** Start **

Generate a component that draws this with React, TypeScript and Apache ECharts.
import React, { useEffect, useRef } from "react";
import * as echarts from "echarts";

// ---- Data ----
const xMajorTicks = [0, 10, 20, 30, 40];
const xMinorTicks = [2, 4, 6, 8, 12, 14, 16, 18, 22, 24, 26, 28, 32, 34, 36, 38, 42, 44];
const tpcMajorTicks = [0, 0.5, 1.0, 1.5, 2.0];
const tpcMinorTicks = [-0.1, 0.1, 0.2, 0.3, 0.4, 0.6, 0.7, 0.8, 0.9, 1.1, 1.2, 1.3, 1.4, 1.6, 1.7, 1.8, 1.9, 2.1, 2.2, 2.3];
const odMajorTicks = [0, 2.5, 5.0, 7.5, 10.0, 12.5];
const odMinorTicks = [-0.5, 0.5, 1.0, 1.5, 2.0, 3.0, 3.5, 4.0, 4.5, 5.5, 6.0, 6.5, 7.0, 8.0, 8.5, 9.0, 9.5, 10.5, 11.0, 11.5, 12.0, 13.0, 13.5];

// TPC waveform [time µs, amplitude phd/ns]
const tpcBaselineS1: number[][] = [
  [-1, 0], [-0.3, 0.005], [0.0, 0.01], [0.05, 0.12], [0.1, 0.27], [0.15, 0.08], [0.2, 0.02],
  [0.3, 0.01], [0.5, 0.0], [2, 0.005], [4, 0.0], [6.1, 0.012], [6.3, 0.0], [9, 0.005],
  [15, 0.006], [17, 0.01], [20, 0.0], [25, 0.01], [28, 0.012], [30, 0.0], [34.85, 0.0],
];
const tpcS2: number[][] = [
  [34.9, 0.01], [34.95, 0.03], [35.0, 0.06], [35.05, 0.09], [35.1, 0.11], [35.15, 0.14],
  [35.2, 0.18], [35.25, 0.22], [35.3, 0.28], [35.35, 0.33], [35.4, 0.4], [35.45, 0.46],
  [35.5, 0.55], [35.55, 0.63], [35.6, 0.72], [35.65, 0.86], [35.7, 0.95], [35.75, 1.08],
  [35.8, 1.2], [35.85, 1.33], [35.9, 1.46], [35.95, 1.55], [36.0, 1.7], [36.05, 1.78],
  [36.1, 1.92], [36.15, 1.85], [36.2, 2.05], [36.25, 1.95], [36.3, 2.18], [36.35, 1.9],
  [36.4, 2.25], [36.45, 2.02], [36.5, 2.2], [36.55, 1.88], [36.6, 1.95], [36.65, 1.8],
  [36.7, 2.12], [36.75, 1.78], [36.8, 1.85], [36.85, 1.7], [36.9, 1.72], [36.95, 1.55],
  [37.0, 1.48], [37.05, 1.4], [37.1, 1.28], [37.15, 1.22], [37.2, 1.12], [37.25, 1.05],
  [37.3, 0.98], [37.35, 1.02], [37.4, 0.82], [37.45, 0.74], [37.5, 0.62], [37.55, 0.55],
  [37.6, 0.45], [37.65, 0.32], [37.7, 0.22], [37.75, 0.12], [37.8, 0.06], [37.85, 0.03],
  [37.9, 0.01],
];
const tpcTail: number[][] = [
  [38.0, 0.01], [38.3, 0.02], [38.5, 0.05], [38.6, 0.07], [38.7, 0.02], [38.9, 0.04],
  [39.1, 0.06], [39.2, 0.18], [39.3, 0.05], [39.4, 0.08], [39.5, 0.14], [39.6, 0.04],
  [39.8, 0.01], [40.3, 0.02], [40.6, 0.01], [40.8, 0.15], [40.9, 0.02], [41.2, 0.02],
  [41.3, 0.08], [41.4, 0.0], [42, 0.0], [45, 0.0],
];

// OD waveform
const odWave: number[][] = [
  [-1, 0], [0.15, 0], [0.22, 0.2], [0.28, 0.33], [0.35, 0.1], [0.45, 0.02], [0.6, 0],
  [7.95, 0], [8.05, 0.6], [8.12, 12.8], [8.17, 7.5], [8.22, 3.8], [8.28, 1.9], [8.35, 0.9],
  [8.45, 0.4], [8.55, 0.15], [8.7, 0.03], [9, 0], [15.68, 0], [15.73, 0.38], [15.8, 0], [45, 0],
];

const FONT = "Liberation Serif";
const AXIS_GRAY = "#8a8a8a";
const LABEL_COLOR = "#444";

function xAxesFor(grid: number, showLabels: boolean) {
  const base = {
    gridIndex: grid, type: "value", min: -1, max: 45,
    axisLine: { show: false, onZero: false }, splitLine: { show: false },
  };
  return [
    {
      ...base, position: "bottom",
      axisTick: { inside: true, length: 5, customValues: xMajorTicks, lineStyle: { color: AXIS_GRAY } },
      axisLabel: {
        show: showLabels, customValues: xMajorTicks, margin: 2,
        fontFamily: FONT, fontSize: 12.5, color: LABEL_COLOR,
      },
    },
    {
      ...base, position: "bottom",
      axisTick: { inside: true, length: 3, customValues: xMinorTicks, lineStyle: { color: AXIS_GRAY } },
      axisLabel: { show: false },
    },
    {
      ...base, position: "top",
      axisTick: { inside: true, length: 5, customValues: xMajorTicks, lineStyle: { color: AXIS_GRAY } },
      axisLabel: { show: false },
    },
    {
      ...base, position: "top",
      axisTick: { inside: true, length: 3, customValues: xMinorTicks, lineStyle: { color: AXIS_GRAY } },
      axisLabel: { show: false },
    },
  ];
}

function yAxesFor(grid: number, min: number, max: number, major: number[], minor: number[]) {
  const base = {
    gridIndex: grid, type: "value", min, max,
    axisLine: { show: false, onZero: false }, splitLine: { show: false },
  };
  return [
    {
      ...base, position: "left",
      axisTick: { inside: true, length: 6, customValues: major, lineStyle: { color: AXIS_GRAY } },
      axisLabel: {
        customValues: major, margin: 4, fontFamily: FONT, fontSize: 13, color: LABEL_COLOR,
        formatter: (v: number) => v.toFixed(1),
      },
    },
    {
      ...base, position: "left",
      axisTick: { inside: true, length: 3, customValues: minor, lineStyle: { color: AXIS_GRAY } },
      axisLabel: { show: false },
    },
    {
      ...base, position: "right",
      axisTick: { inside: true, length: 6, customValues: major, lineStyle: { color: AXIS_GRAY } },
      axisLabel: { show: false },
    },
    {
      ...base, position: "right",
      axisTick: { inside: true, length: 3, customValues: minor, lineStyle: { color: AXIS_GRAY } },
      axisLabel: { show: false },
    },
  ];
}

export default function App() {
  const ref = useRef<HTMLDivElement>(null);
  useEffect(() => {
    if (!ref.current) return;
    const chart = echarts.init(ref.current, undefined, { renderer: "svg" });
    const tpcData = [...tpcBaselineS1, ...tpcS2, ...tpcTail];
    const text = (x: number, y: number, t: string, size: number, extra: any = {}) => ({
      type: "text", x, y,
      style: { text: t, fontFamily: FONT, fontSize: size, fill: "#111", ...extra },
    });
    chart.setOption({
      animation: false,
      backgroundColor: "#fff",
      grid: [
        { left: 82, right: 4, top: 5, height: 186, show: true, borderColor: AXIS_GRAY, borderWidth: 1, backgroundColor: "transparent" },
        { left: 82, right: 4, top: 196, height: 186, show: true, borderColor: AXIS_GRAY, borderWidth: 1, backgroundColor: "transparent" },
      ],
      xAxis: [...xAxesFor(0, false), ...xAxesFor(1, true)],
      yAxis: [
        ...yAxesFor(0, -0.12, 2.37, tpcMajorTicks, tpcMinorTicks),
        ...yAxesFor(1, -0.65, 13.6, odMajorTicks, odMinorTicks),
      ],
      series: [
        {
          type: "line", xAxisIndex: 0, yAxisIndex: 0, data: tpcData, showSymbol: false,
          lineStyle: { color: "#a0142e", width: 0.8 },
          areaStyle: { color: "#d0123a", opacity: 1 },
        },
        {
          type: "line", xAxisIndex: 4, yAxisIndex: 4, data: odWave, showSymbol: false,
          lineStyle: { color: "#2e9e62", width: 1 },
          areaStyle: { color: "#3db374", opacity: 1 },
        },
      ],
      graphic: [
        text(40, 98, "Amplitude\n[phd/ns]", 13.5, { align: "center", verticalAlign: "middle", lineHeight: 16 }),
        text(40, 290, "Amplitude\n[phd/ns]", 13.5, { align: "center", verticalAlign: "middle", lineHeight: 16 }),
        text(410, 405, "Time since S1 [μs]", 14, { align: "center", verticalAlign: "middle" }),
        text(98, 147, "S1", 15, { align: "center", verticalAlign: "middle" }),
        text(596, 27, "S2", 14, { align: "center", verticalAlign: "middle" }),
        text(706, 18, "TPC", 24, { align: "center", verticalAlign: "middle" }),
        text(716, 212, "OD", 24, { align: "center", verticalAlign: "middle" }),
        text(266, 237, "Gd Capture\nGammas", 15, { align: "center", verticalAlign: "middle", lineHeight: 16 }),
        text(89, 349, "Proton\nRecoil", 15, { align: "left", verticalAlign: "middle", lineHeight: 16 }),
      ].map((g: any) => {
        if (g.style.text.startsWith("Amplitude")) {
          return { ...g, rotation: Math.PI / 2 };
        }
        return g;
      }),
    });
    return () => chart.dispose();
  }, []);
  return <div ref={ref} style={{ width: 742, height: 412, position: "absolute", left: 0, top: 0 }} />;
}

** End **

What you should do – Produce the lines from the top of the listing through the "12.0, 13.0, 13.5];" line exactly as they appear, with no additional output.

Correct result –
Generate a component that draws this with React, TypeScript and Apache ECharts.
import React, { useEffect, useRef } from "react";
import * as echarts from "echarts";

// ---- Data ----
const xMajorTicks = [0, 10, 20, 30, 40];
const xMinorTicks = [2, 4, 6, 8, 12, 14, 16, 18, 22, 24, 26, 28, 32, 34, 36, 38, 42, 44];
const tpcMajorTicks = [0, 0.5, 1.0, 1.5, 2.0];
const tpcMinorTicks = [-0.1, 0.1, 0.2, 0.3, 0.4, 0.6, 0.7, 0.8, 0.9, 1.1, 1.2, 1.3, 1.4, 1.6, 1.7, 1.8, 1.9, 2.1, 2.2, 2.3];
const odMajorTicks = [0, 2.5, 5.0, 7.5, 10.0, 12.5];
const odMinorTicks = [-0.5, 0.5, 1.0, 1.5, 2.0, 3.0, 3.5, 4.0, 4.5, 5.5, 6.0, 6.5, 7.0, 8.0, 8.5, 9.0, 9.5, 10.5, 11.0, 11.5, 12.0, 13.0, 13.5];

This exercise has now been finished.